Adhesives For Tiling

Ceramic tiles should be fixed to the wall with special ceramic tile adhesive, which can be bought ready-mixed in tubs or as a powder for mixing with water. An adhesive spreader usually comes with each tub. To estimate how much adhesive you need, allow roughly one litre of the ready-mixed types for every one to one and a half square metres of tile.

Old tiled surfaces provide a flat firm surface and can be tiled over with few problems. Make sure that the old surface is completely free from grease and dirt and replace any tiles that are loose or have fallen out.

Old plaster must be firm. New plaster should be left for a month to dry out. Apply tiles to finishing plaster only, never to undercoats. (Finishing plasters have a fine texture; undercoats are generally much coarser.) Old brickwork and rendering are also good surfaces for tiling provided they are dry, sound and flat. Leave new brickwork and rendering for at least two weeks before tiling.

Gloss-painted surfaces will take tiles, provided they are sound and clean. Check the adhesion of the gloss paint to the surface beneath by putting strips of self-adhesive tape firmly on it and then ripping them off quickly. If any paint comes off, the surface is not sound. Strip off old wallcoverings and distempered surfaces before tiling.

Blockboard, chipboard, MDF, plasterboard and plywood can be tiled over as long as the surface is rigid and does not flex. The boards should be backed by a rigid framework. Natural wood expands and contracts as its moisture content changes. Ordinary tile adhesives may not be able to cope with this movement – use a flexible tile adhesive.

Most ceramic tile adhesives will work on quite hot surfaces, but around a fireplace it might be better to use a heat-resistant adhesive. Where tiles are likely to be splashed or be in contact with water – around baths, basins, sinks and showers – a waterproof adhesive should be used.

Combined adhesive/grouts are available in both standard and waterproof form. These are difficult to remove from the face of the tile if allowed to set, so should be wiped off immediately.

If the surface to be tiled is lumpy or uneven, a thick-bed adhesive can be used toiron it out but using one is not particularly easy.

Once ceramic tiles are on the wall, the gaps between them should be filled with grout a thick paste which dries hard. It is available either ready-mixed or in powder form; once again the tub or packet should give expected coverage -roughly 0.5kg of powdered grout to every two square metres of tiles. Mosaics need more. Some grouts have fungicides added to prevent mould growth. To apply grout, you need either a rubber squeegee or a sponge.

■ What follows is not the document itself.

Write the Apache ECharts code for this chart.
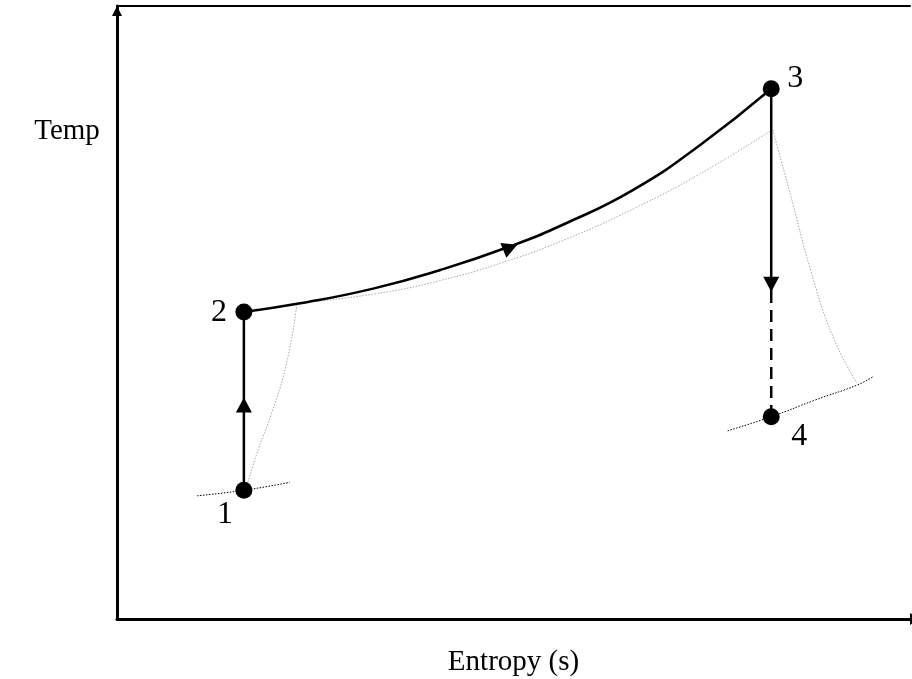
<!DOCTYPE html>
<html>
<head>
<meta charset="utf-8">
<script src="https://cdn.jsdelivr.net/npm/echarts@6/dist/echarts.min.js"></script>
<style>html,body{margin:0;padding:0;background:#fff}#c{width:912px;height:679px}</style>
</head>
<body>
<div id="c"></div>
<script>
// State points (entropy, temperature) in arbitrary units 0..100
const stateNames = ['1', '2', '3', '4'];
const statePoints = [[16.0, 21.0], [16.0, 50.1], [82.5, 86.5], [82.5, 33.0]];
// Actual heat addition 2 -> 3
const heatAddition = [[16.0, 50.1], [23.1, 51.5], [32.3, 53.9], [40.7, 56.9], [49.6, 60.8], [56.7, 64.6], [65.1, 70.0], [73.5, 77.3], [82.5, 86.5]];
// Ideal (grey dotted) path
const idealCompression = [[16.3, 21.4], [17.8, 27.6], [19.5, 33.6], [21.4, 41.8], [22.7, 51.5]];
const idealHeat = [[22.7, 51.5], [32.3, 53.0], [40.7, 55.2], [49.2, 58.4], [56.7, 62.0], [65.1, 66.9], [73.5, 72.6], [82.5, 79.7]];
const idealExpansion = [[82.7, 79.8], [85.2, 67.9], [87.4, 57.2], [90.3, 46.0], [93.3, 38.5]];
// Constant-pressure dotted lines
const lowIsobar1 = [[10.1, 20.1], [16.0, 21.0], [21.8, 22.3]];
const lowIsobar4 = [[77.0, 30.7], [82.5, 33.0], [88.0, 35.7], [93.4, 38.2], [95.3, 39.5]];
// Expansion 3 -> 4: solid part then dashed part
const expansionSolid = [[82.5, 86.5], [82.5, 53.5]];
const expansionDashed = [[82.5, 53.5], [82.5, 33.0]];
// Direction arrows: [s, T, rotation]
const arrows = [[16.0, 34.9, 0], [49.6, 60.6, -68], [82.5, 54.6, 180]];
const labelOffsets = [[-19, 24], [-25, 1], [24, -10], [28, 20]];

const serif = '"Liberation Serif", "Times New Roman", serif';
const grey = { color: '#a8a8a8', width: 1, type: [1.5, 1.5] };
const blackDot = { color: '#000', width: 1, type: [1.5, 1.5] };

function line(data, style, smooth) {
  return { type: 'line', data: data, showSymbol: false, symbol: 'none', smooth: smooth ? 0.5 : false,
    lineStyle: style, silent: true, animation: false, z: 2 };
}

const option = {
  animation: false,
  grid: { left: 117, right: 2, top: 6, bottom: 60, outerBoundsMode: 'none', containLabel: false },
  xAxis: [{
    type: 'value', min: 0, max: 100,
    name: 'Entropy (s)', nameLocation: 'middle', nameGap: 29,
    nameTextStyle: { fontFamily: serif, fontSize: 29, color: '#000' },
    axisLine: { lineStyle: { color: '#000', width: 3 }, symbol: ['none', 'triangle'], symbolSize: [12, 10], symbolOffset: [0, 5] },
    axisTick: { show: false }, axisLabel: { show: false }, splitLine: { show: false }
  }, {
    type: 'value', min: 0, max: 100, position: 'top',
    axisLine: { show: true, lineStyle: { color: '#000', width: 2 } },
    axisTick: { show: false }, axisLabel: { show: false }, splitLine: { show: false }
  }],
  yAxis: {
    type: 'value', min: 0, max: 100,
    axisLine: { lineStyle: { color: '#000', width: 3 }, symbol: ['none', 'triangle'], symbolSize: [10, 10], symbolOffset: [0, -5] },
    axisTick: { show: false }, axisLabel: { show: false }, splitLine: { show: false }
  },
  graphic: [{
    type: 'text', x: 67, y: 131,
    style: { text: 'Temp', fontFamily: serif, fontSize: 29, fill: '#000', textAlign: 'center', textVerticalAlign: 'middle' }
  }],
  series: [
    line(idealCompression, grey, true),
    line(idealHeat, grey, true),
    line(idealExpansion, grey, true),
    line(lowIsobar1, blackDot, true),
    line(lowIsobar4, blackDot, true),
    line([statePoints[0], statePoints[1]], { color: '#000', width: 2.5 }, false),
    line(heatAddition, { color: '#000', width: 2.5 }, true),
    line(expansionSolid, { color: '#000', width: 2.5 }, false),
    line(expansionDashed, { color: '#000', width: 2.5, type: [12, 7] }, false),
    {
      type: 'scatter', silent: true, z: 4,
      data: arrows.map(a => ({ value: [a[0], a[1]], symbolRotate: a[2] })),
      symbol: 'triangle', symbolSize: [16, 15],
      itemStyle: { color: '#000', opacity: 1 }
    },
    {
      type: 'scatter', silent: true, z: 5,
      data: statePoints.map((p, i) => ({
        value: p, name: stateNames[i],
        label: { show: true, formatter: stateNames[i], position: 'inside', offset: labelOffsets[i],
          fontFamily: serif, fontSize: 32, color: '#000', opacity: 1 }
      })),
      symbol: 'circle', symbolSize: 17,
      itemStyle: { color: '#000', opacity: 1 }
    }
  ]
};
echarts.init(document.getElementById('c')).setOption(option);
</script>
</body>
</html>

Cork tiles can be stuck in place with contact adhesive, which must be applied to both wall surface and the back of the tiles, or with a cork tile adhesive applied only to the wall.

Metallic and mirror tiles can be fixed in place either with small double-sided self-adhesive pads, which are sold with the tiles allow four or five pads per tile or with an adhesive. Contact adhesives can be used but some tile manufacturers produce special adhesives for their own tiles.

Imitation brick and stone tiles made from fired or pressed material can be stuck to the wall with ceramic tile adhesive or with mortar. Mortar or special grouting powder (available from the tile supplier) should be used to point the gaps between the tiles. Imitation tiles of this type made from plastic can be stuck in place with plastic tile adhesive -the type used for fixing expanded polystyrene ceiling tiles.